Lain lagi ceritanya sekarang. Bunglon tidak hanya berkeliaran di kebun, hutan, dan perkampungan. Kita sekarang banyak menemukan bunglon berkeliaran di gedung dewan, di kota metropolitan. Berdasi, dan berpakaian lengkap. Bicaranya lantang, seakan tanpa beban. Sekaligus mengatas-namakan dirinya sebagai wakil rakyat.
Inilah masalahnya. Sebelum terpilih, mereka berjanji untuk meningkatkan kesejahteraan rakyat. Bahkan entah dari kantong sendiri, entah mengambil dari kas negara, bak dermawan berhati murah, uangpun dibagi-bagikannya pada setiap rakyat yang didatanginya, baik rakyat yang berada di kota, pun rakyat yang berada di lereng gunung. Rakyatpun seketika terpesona. Alangkah hebatnya calon wakil kita ini…
Tatkala terpilih, yang semula begitu rajin bertandang pada rakyat, ternyata berubah seratus delapan puluh derajat. Orang yang mengatas-namakan sebagai wakil rakyat itu bukannya membuat rakyat sejahtera, ini justru membuat rakyatnya tambah sengsara. Mereka malah asyik  larut dengan dirinya sendiri.
Para wakil rakyat itu sibuk mulai dari urusan gedung yang dianggapnya kurang megah, sampai kloset di wc yang mungkin tidak membikin dirinya pede (Percaya diri). Kalu urusan memperkaya diri, jangan ditanya lagi. Munculnya istilah mafia anggaran, itu dari mana lagi kalau bukan dari habitat mereka sendiri. Tak pelak kalau sebagian besar anggota dewan disebut orang sering terkena penyakit aji mumpung. Sehingga kalau sudah bicara masalah yang satu ini, jangan terlalu banyak tanya lagi. Urusan uang bikin orang lupa daratan…
Bahkan dengan sesamanya pun mereka tidak tampak kompak. Terbukti justru saling sikut, saling menjatuhkan. Sehingga merekapun berhak dinamakan bunglon. Untuk membela diri dari ancaman, mereka, para anggota dewan, terpaksa mengorbankan teman, apalagi yang sejak semula dianggapnya sebagai saingan.
Bisa jadi mereka termakan janjinya sendiri.
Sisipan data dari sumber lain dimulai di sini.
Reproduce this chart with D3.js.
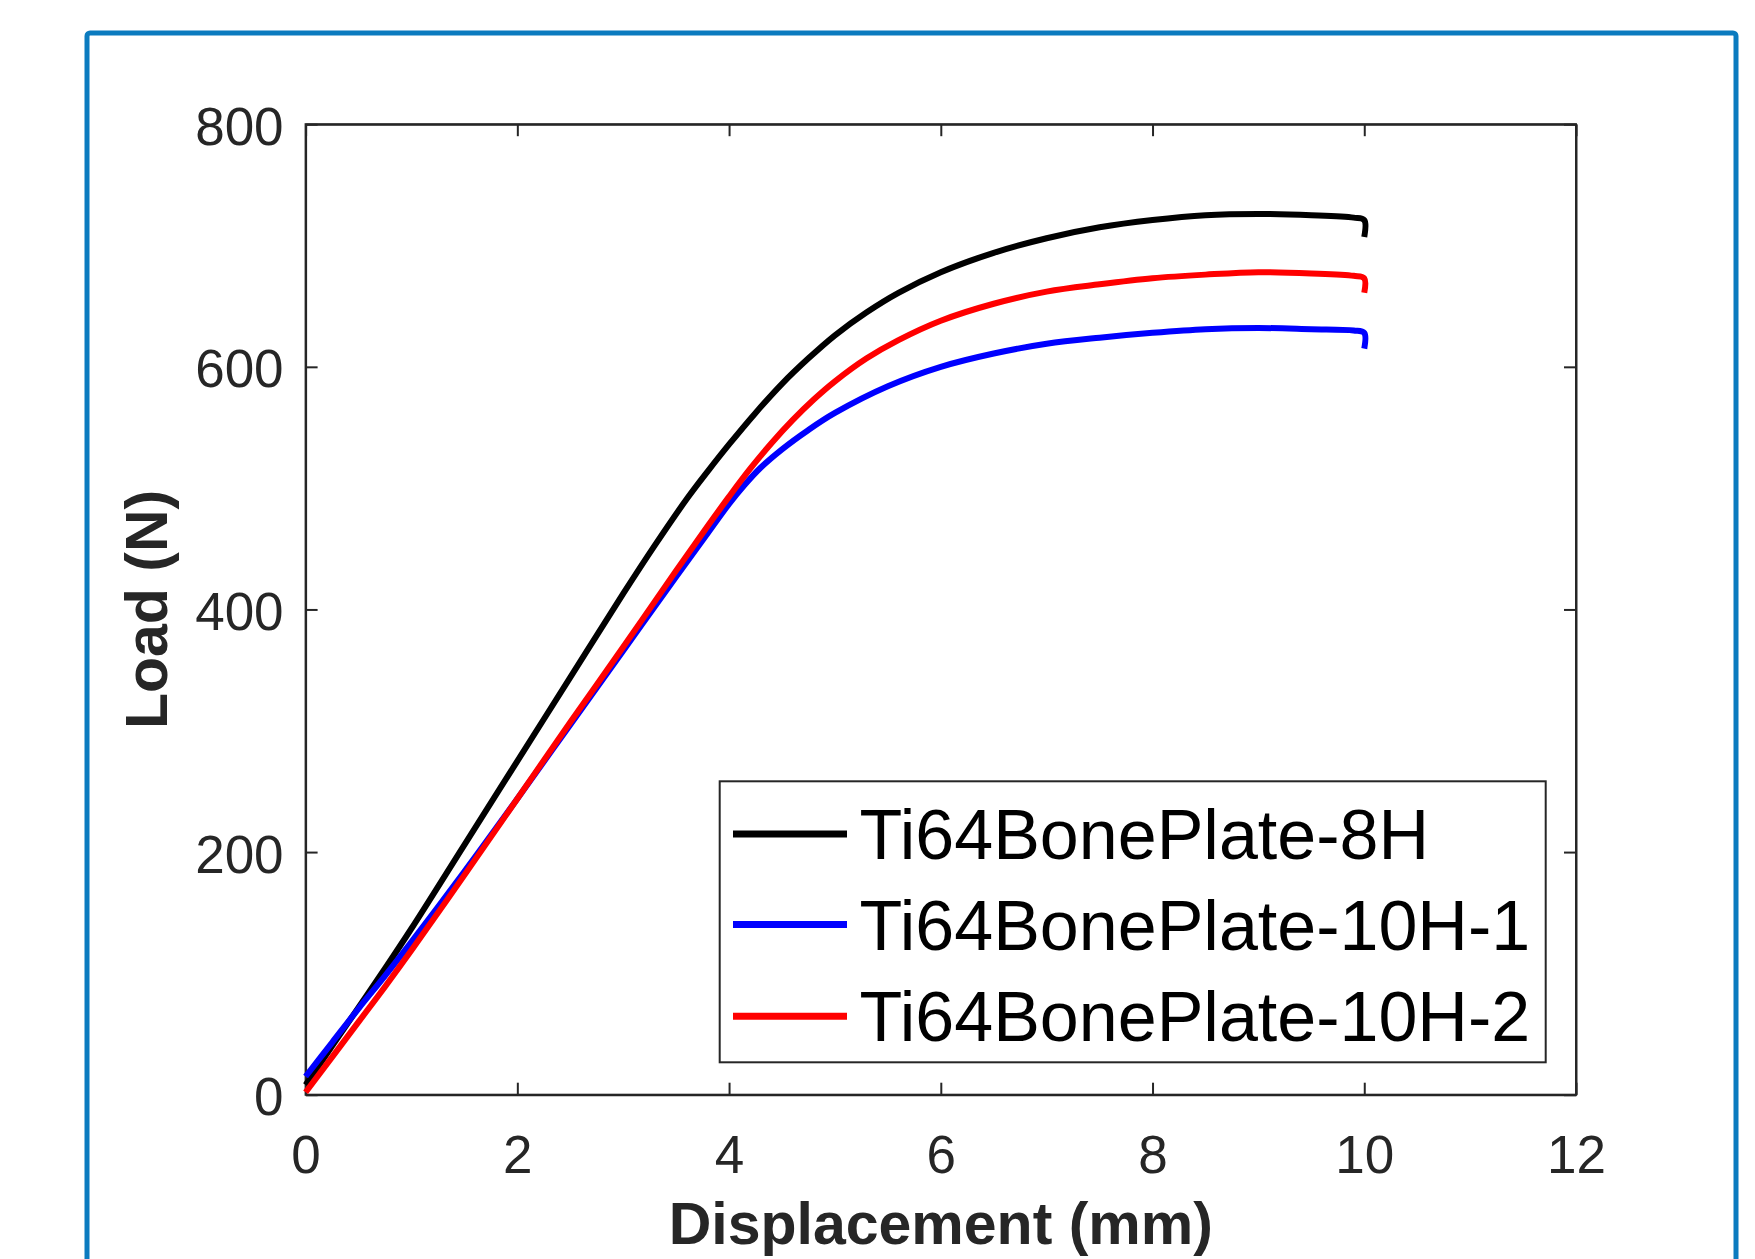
<!DOCTYPE html>
<html>
<head>
<meta charset="utf-8">
<script src="https://cdn.jsdelivr.net/npm/d3@7/dist/d3.min.js"></script>
<style>
  html, body { margin: 0; padding: 0; background: #fff; overflow: hidden; }
  svg { display: block; }
</style>
</head>
<body>
<svg width="1755" height="1259"></svg>
<script>
"use strict";

// series: displacement (mm) / load (N)
const dispBlack = [0, 0.25, 0.5, 0.75, 1.0, 1.5, 2.0, 2.5, 3.0, 3.3, 3.6, 3.8, 4.0, 4.25, 4.5, 4.75, 5.0, 5.3, 5.6, 6.0, 6.5, 7.0, 7.5, 8.0, 8.5, 9.0, 9.5, 9.9, 10.0, 10.0];
const loadBlack = [8, 40, 72, 104, 137, 206, 275, 344, 413, 453, 491, 514, 536, 562, 586, 607, 626, 645, 661, 678, 694, 706, 715, 721, 725, 726, 725, 723, 721, 707];

const dispBlue = [0, 0.25, 0.5, 0.75, 1.0, 1.5, 2.0, 2.5, 3.0, 3.5, 3.8, 4.0, 4.15, 4.3, 4.5, 4.75, 5.0, 5.5, 6.0, 6.5, 7.0, 7.5, 8.0, 8.5, 9.0, 9.5, 9.9, 10.0, 10.0];
const loadBlue = [15, 43, 71, 98, 126, 184, 244, 305, 366, 427, 463, 487, 503, 517, 532, 548, 562, 584, 600, 611, 619, 624, 628, 631, 632, 631, 630, 628, 615];

const dispRed = [0, 0.25, 0.5, 0.75, 1.0, 1.5, 2.0, 2.5, 3.0, 3.5, 3.8, 4.0, 4.2, 4.4, 4.6, 4.8, 5.0, 5.3, 5.6, 6.0, 6.5, 7.0, 7.5, 8.0, 8.5, 9.0, 9.5, 9.9, 10.0, 10.0];
const loadRed = [2, 31, 60, 89, 119, 181, 244, 307, 369, 432, 469, 493, 516, 537, 556, 573, 588, 607, 622, 638, 652, 662, 668, 673, 676, 678, 677, 675, 673, 661];

const seriesNames = ["Ti64BonePlate-8H", "Ti64BonePlate-10H-1", "Ti64BonePlate-10H-2"];
const seriesColors = ["#000000", "#0000ff", "#ff0000"];

const xTicks = [0, 2, 4, 6, 8, 10, 12];
const yTicks = [0, 200, 400, 600, 800];

const xLabel = "Displacement (mm)";
const yLabel = "Load (N)";

// layout
const width = 1755, height = 1259,
      plot = { left: 305.6, right: 1576, top: 124.2, bottom: 1094.7 },
      tickLen = 12,
      axisColor = "#262626",
      frameColor = "#0b7bbf";

const svg = d3.select("body svg");

// outer frame (bottom edge falls outside the picture)
svg.append("rect")
.attr("x", 87)
.attr("y", 33)
.attr("width", 1736 - 87)
.attr("height", 1400)
.attr("rx", 3)
.attr("fill", "none")
.attr("stroke", frameColor)
.attr("stroke-width", 5);

let scaleX = d3.scaleLinear().domain([0, 12]).range([plot.left, plot.right]);
let scaleY = d3.scaleLinear().domain([0, 800]).range([plot.bottom, plot.top]);

// axes (ticks inward, mirrored on top and right)
const tickFont = "'Liberation Sans', Arial, Helvetica, sans-serif";

let xAxis = svg.append("g")
.attr("class", "x_axis")
.attr("transform", `translate(0, ${plot.bottom})`)
.call(d3.axisBottom(scaleX).tickValues(xTicks).tickSize(-tickLen).tickPadding(0).tickSizeOuter(0));

xAxis.selectAll("text")
.attr("y", 78)
.attr("dy", null)
.attr("font-size", 53)
.attr("font-family", tickFont)
.attr("fill", axisColor);

let yAxis = svg.append("g")
.attr("class", "y_axis")
.attr("transform", `translate(${plot.left}, 0)`)
.call(d3.axisLeft(scaleY).tickValues(yTicks).tickSize(-tickLen).tickPadding(0).tickSizeOuter(0));

yAxis.selectAll("text")
.attr("x", -22)
.attr("dy", "0.38em")
.attr("font-size", 53)
.attr("font-family", tickFont)
.attr("fill", axisColor);

svg.append("g")
.attr("transform", `translate(0, ${plot.top})`)
.call(d3.axisTop(scaleX).tickValues(xTicks).tickSize(-tickLen).tickFormat("").tickSizeOuter(0));

svg.append("g")
.attr("transform", `translate(${plot.right}, 0)`)
.call(d3.axisRight(scaleY).tickValues(yTicks).tickSize(-tickLen).tickFormat("").tickSizeOuter(0));

svg.selectAll(".domain, .tick line")
.attr("stroke", axisColor)
.attr("stroke-width", 2);

// box
svg.append("rect")
.attr("x", plot.left)
.attr("y", plot.top)
.attr("width", plot.right - plot.left)
.attr("height", plot.bottom - plot.top)
.attr("fill", "none")
.attr("stroke", axisColor)
.attr("stroke-width", 2);

// axis labels
svg.append("text")
.text(xLabel)
.attr("x", (plot.left + plot.right) / 2)
.attr("y", 1244)
.attr("text-anchor", "middle")
.attr("font-family", tickFont)
.attr("font-weight", "bold")
.attr("font-size", 59)
.attr("fill", axisColor);

svg.append("text")
.text(yLabel)
.attr("transform", `translate(167, ${(plot.top + plot.bottom) / 2}) rotate(-90)`)
.attr("text-anchor", "middle")
.attr("font-family", tickFont)
.attr("font-weight", "bold")
.attr("font-size", 59)
.attr("fill", axisColor);

// curves
const series = [
  dispBlack.map((d, i) => [d, loadBlack[i]]),
  dispBlue.map((d, i) => [d, loadBlue[i]]),
  dispRed.map((d, i) => [d, loadRed[i]])
];

let line = d3.line()
.x(d => scaleX(d[0]))
.y(d => scaleY(d[1]))
.curve(d3.curveCatmullRom.alpha(0.5));

svg.append("g")
.attr("class", "curves")
.selectAll("path")
.data(series)
.enter()
.append("path")
.attr("d", line)
.attr("fill", "none")
.attr("stroke", (_, i) => seriesColors[i])
.attr("stroke-width", 6)
.attr("stroke-linejoin", "round");

// legend
const legendBox = { x: 719.7, y: 781.3, w: 826, h: 281 },
      legendRows = [834, 924.6, 1016.3];

let legend = svg.append("g").attr("class", "legend");

legend.append("rect")
.attr("x", legendBox.x)
.attr("y", legendBox.y)
.attr("width", legendBox.w)
.attr("height", legendBox.h)
.attr("fill", "#fff")
.attr("stroke", axisColor)
.attr("stroke-width", 2);

legend.selectAll("g")
.data(seriesNames)
.enter()
.append("g")
.each(function(d, i) {
    let g = d3.select(this);
    g.append("line")
    .attr("x1", 733)
    .attr("x2", 847)
    .attr("y1", legendRows[i])
    .attr("y2", legendRows[i])
    .attr("stroke", seriesColors[i])
    .attr("stroke-width", 7);
    g.append("text")
    .text(d)
    .attr("x", 859.6)
    .attr("y", legendRows[i] + 25)
    .attr("font-family", tickFont)
    .attr("font-size", 70)
    .attr("fill", "#000");
});
</script>
</body>
</html>
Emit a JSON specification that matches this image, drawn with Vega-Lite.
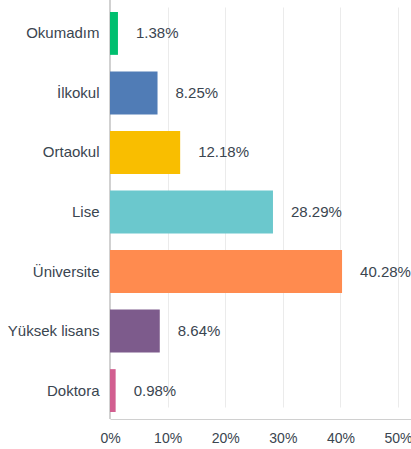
{
  "$schema": "https://vega.github.io/schema/vega-lite/v6.json",
  "width": 301,
  "height": 419,
  "autosize": {"type": "none"},
  "padding": {"left": 110, "top": 0, "right": 0, "bottom": 30},
  "background": "white",
  "data": {
    "values": [
      {"kategori": "Okumadım", "oran": 0.0138, "etiket": "1.38%", "renk": "#00bf6f"},
      {"kategori": "İlkokul", "oran": 0.0825, "etiket": "8.25%", "renk": "#507cb6"},
      {"kategori": "Ortaokul", "oran": 0.1218, "etiket": "12.18%", "renk": "#f9be00"},
      {"kategori": "Lise", "oran": 0.2829, "etiket": "28.29%", "renk": "#6bc8cd"},
      {"kategori": "Üniversite", "oran": 0.4028, "etiket": "40.28%", "renk": "#ff8b4f"},
      {"kategori": "Yüksek lisans", "oran": 0.0864, "etiket": "8.64%", "renk": "#7d5b8c"},
      {"kategori": "Doktora", "oran": 0.0098, "etiket": "0.98%", "renk": "#d25f90"}
    ]
  },
  "encoding": {
    "y": {
      "field": "kategori",
      "type": "nominal",
      "sort": null,
      "title": null,
      "scale": {"range": [12, 412], "paddingInner": 0.28, "paddingOuter": 0},
      "axis": {
        "ticks": false,
        "domain": false,
        "labelFont": "Liberation Sans",
        "labelFontSize": 15,
        "labelColor": "#3a4550",
        "labelPadding": 11
      }
    },
    "x": {
      "field": "oran",
      "type": "quantitative",
      "title": null,
      "scale": {"domain": [0, 0.5225], "nice": false},
      "axis": {
        "values": [0, 0.1, 0.2, 0.3, 0.4, 0.5],
        "format": ".0%",
        "ticks": false,
        "domainColor": "#d0d0d0",
        "gridColor": "#ebebeb",
        "labelFont": "Liberation Sans",
        "labelFontSize": 14,
        "labelColor": "#3a4550",
        "labelPadding": 12,
        "labelFlush": false
      }
    }
  },
  "layer": [
    {
      "mark": {"type": "rule", "color": "#d0d0d0", "strokeWidth": 1.5},
      "encoding": {"x": {"datum": 0}, "y": null}
    },
    {
      "mark": {"type": "bar"},
      "encoding": {"color": {"field": "renk", "type": "nominal", "scale": null}}
    },
    {
      "mark": {"type": "text", "align": "left", "dx": 18, "font": "Liberation Sans", "fontSize": 15, "color": "#3a4550"},
      "encoding": {"text": {"field": "etiket"}}
    }
  ],
  "config": {"view": {"stroke": null}}
}
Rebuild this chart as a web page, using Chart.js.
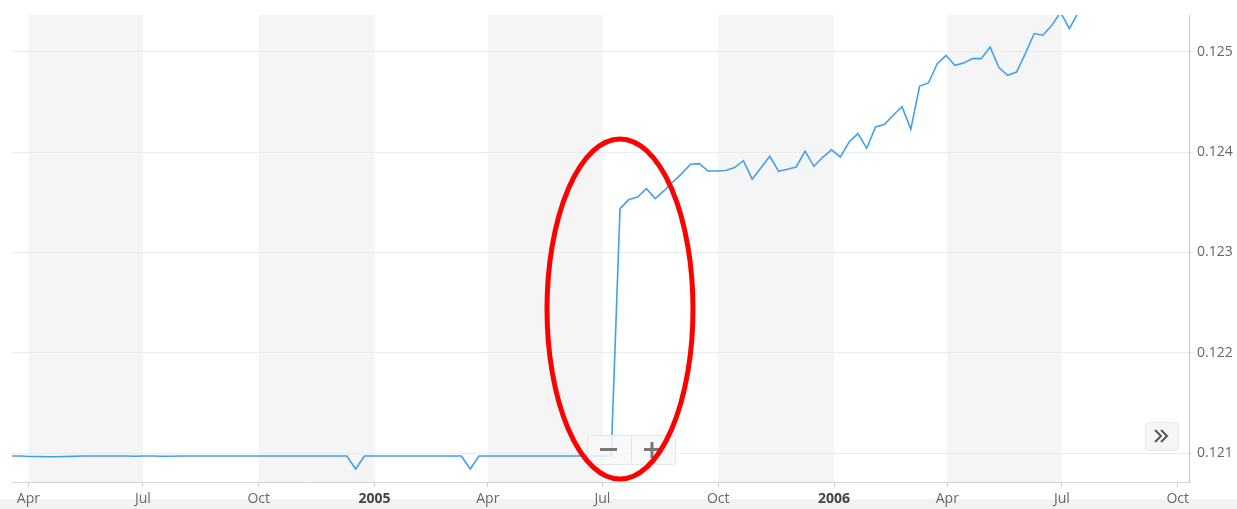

Ketika sedang rapat paripurna saja, mereka malah nundutan (tidur terkantuk-katuk). Sehingga ahirnya tigebrus kana durukan (Terjerambab ke dalam bara api unggun).  Kasus-kasus yang sekarang ramai dibicarakan, tak lepas dari perilaku anggota bunglon… eh, dewan!
Sebagai rakyat, apa perlu kita mesat gobang kabuyutan? Supaya cuaca kembali terang-benderang? Trang-trang kolentrang….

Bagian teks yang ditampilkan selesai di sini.